[Start of Collected material]
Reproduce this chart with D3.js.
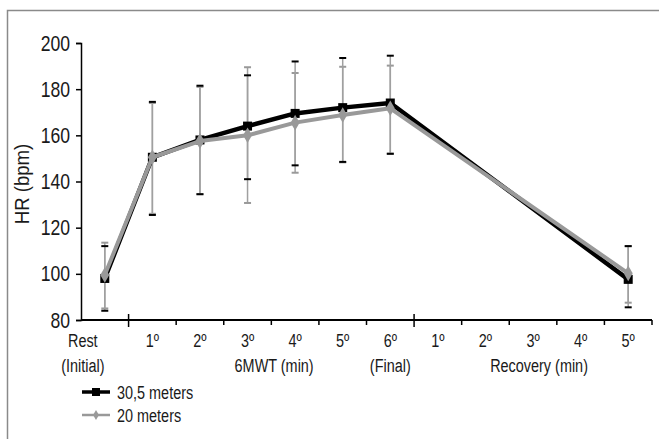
<!DOCTYPE html>
<html>
<head>
<meta charset="utf-8">
<script src="https://cdn.jsdelivr.net/npm/d3@7"></script>
<style>
  body { margin: 0; background: #fff; }
  svg { display: block; font-family: "Liberation Sans", Arial, sans-serif; }
</style>
</head>
<body>
<div id="chart"></div>
<script>
// tick labels along the x axis (12 slots)
var xLabels = ["Rest", "1º", "2º", "3º", "4º", "5º", "6º", "1º", "2º", "3º", "4º", "5º"];
var groupLabels = [
  {text: "(Initial)", at: 0, shift: -22},
  {text: "6MWT (min)", at: 4, shift: -21},
  {text: "(Final)", at: 6, shift: 0},
  {text: "Recovery (min)", at: 9, shift: 6}
];
var yTicks = [80, 100, 120, 140, 160, 180, 200];

// 30,5 meters
var mean30 = [98, 150.5, 158, 164, 169.5, 172, 174, null, null, null, null, 97.6];
var hi30   = [112, 174.5, 181.5, 186, 192, 193.5, 194.5, null, null, null, null, 112];
var lo30   = [84, 125.5, 134.5, 141, 147, 148.5, 152, null, null, null, null, 85.5];
// 20 meters
var mean20 = [99.5, 150.5, 157.5, 160, 165.5, 168.8, 171.7, null, null, null, null, 100.2];
var hi20   = [113.5, 174, 181, 189.5, 187, 189.7, 190.2, null, null, null, null, 112];
var lo20   = [85, 126, 134.5, 130.7, 143.8, 148.3, 152.1, null, null, null, null, 87.5];

var w = 659, h = 439;
var margin = {left: 81, right: 7, top: 43, bottom: 119};

var svg = d3.select("#chart").append("svg")
    .attr("width", w)
    .attr("height", h);

// outer frame (only top/left visible)
svg.append("rect")
    .attr("x", 7.5).attr("y", 10.5)
    .attr("width", 700).attr("height", 500)
    .attr("fill", "none")
    .attr("stroke", "#8a8a8a")
    .attr("stroke-width", 1.5);

var x = d3.scaleBand()
    .domain(d3.range(xLabels.length))
    .range([margin.left, w - margin.right])
    .paddingInner(0).paddingOuter(0);

var y = d3.scaleLinear()
    .domain([80, 200])
    .range([h - margin.bottom, margin.top]);

var cx = function(i) { return x(i) + x.bandwidth() / 2; };

// narrow type: squeeze text horizontally
function label(tx, ty, str, size, squeeze, anchor) {
  return svg.append("text")
      .attr("transform", "translate(" + tx + "," + ty + ") scale(" + squeeze + ",1)")
      .attr("text-anchor", anchor || "middle")
      .attr("font-size", size)
      .attr("fill", "#1a1a1a")
      .text(str);
}

// y axis
var yAxis = svg.append("g")
    .attr("transform", "translate(" + margin.left + ",0)")
    .call(d3.axisLeft(y).tickValues(yTicks).tickSize(5).tickPadding(6));
yAxis.select(".domain").attr("stroke", "#000").attr("stroke-width", 1.5);
yAxis.selectAll(".tick line").attr("stroke", "#000").attr("stroke-width", 1.5);
yAxis.selectAll(".tick text").remove();
yTicks.forEach(function(v) {
  label(margin.left - 11, y(v) + 7.5, v, 22, 0.8, "end");
});

svg.append("text")
    .attr("transform", "translate(29,184) rotate(-90) scale(0.93,1)")
    .attr("text-anchor", "middle")
    .attr("font-size", 20)
    .attr("fill", "#1a1a1a")
    .text("HR (bpm)");

// x axis
var baseY = y(80);
svg.append("line")
    .attr("x1", margin.left).attr("x2", w - margin.right)
    .attr("y1", baseY).attr("y2", baseY)
    .attr("stroke", "#000").attr("stroke-width", 2);

var bounds = d3.range(1, xLabels.length + 1);
svg.selectAll(".xtick")
    .data(bounds)
    .enter().append("line")
    .attr("class", "xtick")
    .attr("x1", function(d) { return margin.left + d * x.bandwidth(); })
    .attr("x2", function(d) { return margin.left + d * x.bandwidth(); })
    .attr("y1", function(d) { return (d == 1 || d == 7) ? baseY - 6 : baseY; })
    .attr("y2", function(d) { return (d == 1 || d == 7) ? baseY + 7 : baseY + 5; })
    .attr("stroke", "#000")
    .attr("stroke-width", 1.5);

xLabels.forEach(function(d, i) {
  label(i == 0 ? cx(i) - 22 : cx(i), baseY + 27, d, 19, 0.76);
});
groupLabels.forEach(function(d) {
  label(cx(d.at) + d.shift, baseY + 52, d.text, 19, 0.76);
});

// error bars
function errorBars(hi, lo, capColor, cls) {
  var idx = d3.range(hi.length).filter(function(i) { return hi[i] != null; });
  svg.selectAll(".stem" + cls).data(idx).enter().append("line")
      .attr("x1", cx).attr("x2", cx)
      .attr("y1", function(i) { return y(hi[i]); })
      .attr("y2", function(i) { return y(lo[i]); })
      .attr("stroke", "#a0a0a0").attr("stroke-width", 1.5);
  [hi, lo].forEach(function(arr, k) {
    svg.selectAll(".cap" + cls + k).data(idx).enter().append("line")
        .attr("x1", function(i) { return cx(i) - 3.5; })
        .attr("x2", function(i) { return cx(i) + 3.5; })
        .attr("y1", function(i) { return y(arr[i]); })
        .attr("y2", function(i) { return y(arr[i]); })
        .attr("stroke", capColor).attr("stroke-width", 2);
  });
}
errorBars(hi20, lo20, "#999", "g");
errorBars(hi30, lo30, "#000", "b");

var line = d3.line()
    .x(function(d) { return cx(d.i); })
    .y(function(d) { return y(d.v); });

function pts(arr) {
  return arr.map(function(v, i) { return {i: i, v: v}; }).filter(function(d) { return d.v != null; });
}

// 30,5 meters line + squares
svg.append("path")
    .attr("d", line(pts(mean30)))
    .attr("fill", "none").attr("stroke", "#000").attr("stroke-width", 4.5)
    .attr("stroke-linejoin", "round");
svg.selectAll(".sq").data(pts(mean30)).enter().append("rect")
    .attr("x", function(d) { return cx(d.i) - 4.5; })
    .attr("y", function(d) { return y(d.v) - 4.5; })
    .attr("width", 9).attr("height", 9)
    .attr("fill", "#000");

// 20 meters line + diamonds
svg.append("path")
    .attr("d", line(pts(mean20)))
    .attr("fill", "none").attr("stroke", "#999").attr("stroke-width", 4)
    .attr("stroke-linejoin", "round");
svg.selectAll(".dm").data(pts(mean20)).enter().append("path")
    .attr("d", d3.symbol().type(d3.symbolDiamond).size(70))
    .attr("transform", function(d) { return "translate(" + cx(d.i) + "," + y(d.v) + ")"; })
    .attr("fill", "#999");

// legend
var legend = [
  {name: "30,5 meters", color: "#000", shape: "square"},
  {name: "20 meters", color: "#999", shape: "diamond"}
];
var lg = svg.selectAll(".lg").data(legend).enter().append("g")
    .attr("transform", function(d, i) { return "translate(82," + (392 + i * 23) + ")"; });
lg.append("line")
    .attr("x1", 0).attr("x2", 28)
    .attr("stroke", function(d) { return d.color; })
    .attr("stroke-width", function(d, i) { return i == 0 ? 3.5 : 2.5; });
lg.append("path")
    .attr("d", function(d) {
      return d.shape == "square"
        ? d3.symbol().type(d3.symbolSquare).size(64)()
        : d3.symbol().type(d3.symbolDiamond).size(30)();
    })
    .attr("transform", "translate(14,0)")
    .attr("fill", function(d) { return d.color; });
lg.append("text")
    .attr("transform", "translate(35,6.5) scale(0.76,1)")
    .attr("font-size", 19)
    .attr("fill", "#1a1a1a")
    .text(function(d) { return d.name; });
</script>
</body>
</html>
[End of Collected material]
■ Problem requirements
List all lines holding the string "chart".

■ Answer for this exercise
Reproduce this chart with D3.js.
<div id="chart"></div>
var svg = d3.select("#chart").append("svg")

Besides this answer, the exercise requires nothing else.